#### WHAT TO WORK ON
Every line from the one holding "Write the Apache ECharts code for this chart." through the one holding "const pairs = (xs, ys)" should be returned exactly, both included; the pictures should not.

#### INFORMATION SHOWN

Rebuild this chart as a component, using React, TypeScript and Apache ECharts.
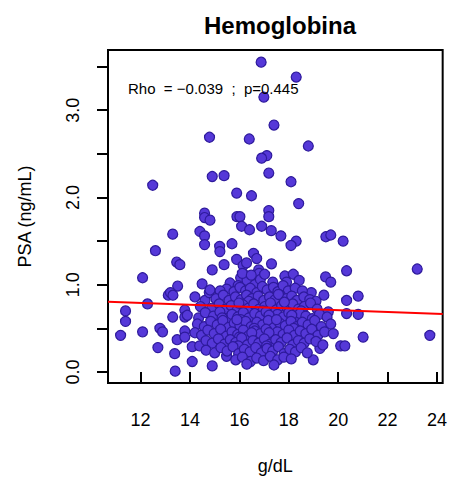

==

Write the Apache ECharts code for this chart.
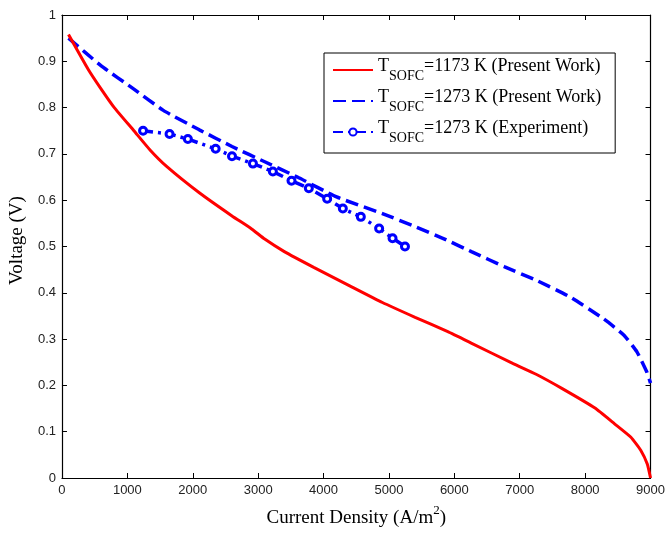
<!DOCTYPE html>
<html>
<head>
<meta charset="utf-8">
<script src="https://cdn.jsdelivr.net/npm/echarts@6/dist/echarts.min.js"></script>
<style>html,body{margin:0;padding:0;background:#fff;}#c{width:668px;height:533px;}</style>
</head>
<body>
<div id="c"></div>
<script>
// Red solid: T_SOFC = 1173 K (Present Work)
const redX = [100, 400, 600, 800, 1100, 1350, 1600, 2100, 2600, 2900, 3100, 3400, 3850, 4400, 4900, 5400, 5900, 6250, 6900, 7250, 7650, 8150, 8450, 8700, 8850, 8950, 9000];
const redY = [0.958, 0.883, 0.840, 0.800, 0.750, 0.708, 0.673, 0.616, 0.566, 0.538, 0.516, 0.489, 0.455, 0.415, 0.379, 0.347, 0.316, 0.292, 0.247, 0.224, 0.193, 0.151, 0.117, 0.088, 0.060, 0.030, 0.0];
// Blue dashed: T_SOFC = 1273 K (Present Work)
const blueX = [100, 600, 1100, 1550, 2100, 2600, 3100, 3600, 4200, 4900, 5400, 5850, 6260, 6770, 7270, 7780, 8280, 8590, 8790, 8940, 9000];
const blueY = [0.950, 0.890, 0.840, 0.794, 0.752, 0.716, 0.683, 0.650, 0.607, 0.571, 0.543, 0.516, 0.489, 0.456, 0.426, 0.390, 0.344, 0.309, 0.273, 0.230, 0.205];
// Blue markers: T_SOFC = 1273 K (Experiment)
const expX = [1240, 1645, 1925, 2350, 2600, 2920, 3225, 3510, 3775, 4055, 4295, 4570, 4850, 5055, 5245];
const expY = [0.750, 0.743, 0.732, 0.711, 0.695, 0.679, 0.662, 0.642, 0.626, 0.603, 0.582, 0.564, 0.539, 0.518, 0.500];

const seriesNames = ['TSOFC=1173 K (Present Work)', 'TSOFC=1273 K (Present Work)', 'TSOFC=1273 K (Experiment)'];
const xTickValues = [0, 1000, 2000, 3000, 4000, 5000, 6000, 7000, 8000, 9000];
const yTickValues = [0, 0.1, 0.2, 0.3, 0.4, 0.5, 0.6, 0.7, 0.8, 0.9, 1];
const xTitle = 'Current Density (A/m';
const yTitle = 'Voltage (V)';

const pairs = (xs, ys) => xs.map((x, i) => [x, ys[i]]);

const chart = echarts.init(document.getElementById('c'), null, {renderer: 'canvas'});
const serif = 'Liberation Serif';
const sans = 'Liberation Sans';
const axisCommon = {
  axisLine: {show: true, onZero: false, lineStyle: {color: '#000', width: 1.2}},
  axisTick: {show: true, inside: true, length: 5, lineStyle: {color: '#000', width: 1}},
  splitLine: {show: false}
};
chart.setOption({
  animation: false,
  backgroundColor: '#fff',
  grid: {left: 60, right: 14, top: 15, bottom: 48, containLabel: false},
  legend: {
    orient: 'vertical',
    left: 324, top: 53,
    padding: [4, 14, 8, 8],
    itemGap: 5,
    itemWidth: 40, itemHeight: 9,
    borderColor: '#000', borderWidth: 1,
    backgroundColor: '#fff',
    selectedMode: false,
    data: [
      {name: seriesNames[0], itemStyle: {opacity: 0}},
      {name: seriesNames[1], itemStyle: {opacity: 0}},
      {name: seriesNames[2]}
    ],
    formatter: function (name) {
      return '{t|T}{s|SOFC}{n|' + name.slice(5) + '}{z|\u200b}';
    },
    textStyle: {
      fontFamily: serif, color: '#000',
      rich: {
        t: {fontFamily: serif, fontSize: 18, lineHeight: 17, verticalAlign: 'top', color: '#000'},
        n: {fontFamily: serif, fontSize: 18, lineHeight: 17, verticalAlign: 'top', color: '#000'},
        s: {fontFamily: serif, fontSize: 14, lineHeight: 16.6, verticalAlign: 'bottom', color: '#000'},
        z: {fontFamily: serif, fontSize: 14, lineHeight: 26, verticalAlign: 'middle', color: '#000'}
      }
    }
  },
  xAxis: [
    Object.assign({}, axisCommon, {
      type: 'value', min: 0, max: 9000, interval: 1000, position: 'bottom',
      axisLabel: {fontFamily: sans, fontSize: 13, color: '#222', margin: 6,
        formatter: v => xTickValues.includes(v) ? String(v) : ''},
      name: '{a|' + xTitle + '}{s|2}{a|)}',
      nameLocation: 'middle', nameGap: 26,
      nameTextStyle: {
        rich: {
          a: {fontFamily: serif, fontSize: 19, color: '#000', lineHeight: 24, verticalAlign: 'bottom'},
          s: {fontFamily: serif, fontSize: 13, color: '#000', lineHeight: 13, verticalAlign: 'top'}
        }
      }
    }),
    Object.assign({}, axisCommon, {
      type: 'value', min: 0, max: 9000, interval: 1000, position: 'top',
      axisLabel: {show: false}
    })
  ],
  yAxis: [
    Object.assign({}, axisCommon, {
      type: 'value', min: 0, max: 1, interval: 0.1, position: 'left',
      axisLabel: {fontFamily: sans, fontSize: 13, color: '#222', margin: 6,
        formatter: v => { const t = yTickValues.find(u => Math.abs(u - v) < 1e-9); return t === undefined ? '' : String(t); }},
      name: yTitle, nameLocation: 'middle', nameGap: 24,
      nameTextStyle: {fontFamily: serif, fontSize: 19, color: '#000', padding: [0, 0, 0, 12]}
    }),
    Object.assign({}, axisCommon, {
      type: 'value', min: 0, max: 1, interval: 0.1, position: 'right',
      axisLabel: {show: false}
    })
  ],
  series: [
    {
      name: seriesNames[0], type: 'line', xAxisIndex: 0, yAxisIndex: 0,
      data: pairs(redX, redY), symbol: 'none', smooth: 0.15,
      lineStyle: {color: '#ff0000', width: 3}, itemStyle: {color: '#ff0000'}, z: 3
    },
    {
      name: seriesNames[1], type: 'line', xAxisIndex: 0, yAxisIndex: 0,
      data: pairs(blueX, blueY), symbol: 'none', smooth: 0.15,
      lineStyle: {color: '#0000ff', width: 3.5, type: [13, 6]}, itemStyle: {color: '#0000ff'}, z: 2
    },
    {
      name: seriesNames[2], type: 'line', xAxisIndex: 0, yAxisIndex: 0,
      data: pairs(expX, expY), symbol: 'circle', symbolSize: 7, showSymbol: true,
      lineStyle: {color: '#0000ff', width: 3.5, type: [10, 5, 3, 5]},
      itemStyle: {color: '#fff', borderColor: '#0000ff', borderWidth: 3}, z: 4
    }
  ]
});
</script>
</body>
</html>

#### OUTPUT OF THE TASK
Write the Apache ECharts code for this chart.
<!DOCTYPE html>
<html>
<head>
<meta charset="utf-8">
<script src="https://cdn.jsdelivr.net/npm/echarts@6/dist/echarts.min.js"></script>
<style>html,body{margin:0;padding:0;background:#fff;}#c{width:668px;height:533px;}</style>
</head>
<body>
<div id="c"></div>
<script>
// Red solid: T_SOFC = 1173 K (Present Work)
const redX = [100, 400, 600, 800, 1100, 1350, 1600, 2100, 2600, 2900, 3100, 3400, 3850, 4400, 4900, 5400, 5900, 6250, 6900, 7250, 7650, 8150, 8450, 8700, 8850, 8950, 9000];
const redY = [0.958, 0.883, 0.840, 0.800, 0.750, 0.708, 0.673, 0.616, 0.566, 0.538, 0.516, 0.489, 0.455, 0.415, 0.379, 0.347, 0.316, 0.292, 0.247, 0.224, 0.193, 0.151, 0.117, 0.088, 0.060, 0.030, 0.0];
// Blue dashed: T_SOFC = 1273 K (Present Work)
const blueX = [100, 600, 1100, 1550, 2100, 2600, 3100, 3600, 4200, 4900, 5400, 5850, 6260, 6770, 7270, 7780, 8280, 8590, 8790, 8940, 9000];
const blueY = [0.950, 0.890, 0.840, 0.794, 0.752, 0.716, 0.683, 0.650, 0.607, 0.571, 0.543, 0.516, 0.489, 0.456, 0.426, 0.390, 0.344, 0.309, 0.273, 0.230, 0.205];
// Blue markers: T_SOFC = 1273 K (Experiment)
const expX = [1240, 1645, 1925, 2350, 2600, 2920, 3225, 3510, 3775, 4055, 4295, 4570, 4850, 5055, 5245];
const expY = [0.750, 0.743, 0.732, 0.711, 0.695, 0.679, 0.662, 0.642, 0.626, 0.603, 0.582, 0.564, 0.539, 0.518, 0.500];

const seriesNames = ['TSOFC=1173 K (Present Work)', 'TSOFC=1273 K (Present Work)', 'TSOFC=1273 K (Experiment)'];
const xTickValues = [0, 1000, 2000, 3000, 4000, 5000, 6000, 7000, 8000, 9000];
const yTickValues = [0, 0.1, 0.2, 0.3, 0.4, 0.5, 0.6, 0.7, 0.8, 0.9, 1];
const xTitle = 'Current Density (A/m';
const yTitle = 'Voltage (V)';

const pairs = (xs, ys) => xs.map((x, i) => [x, ys[i]]);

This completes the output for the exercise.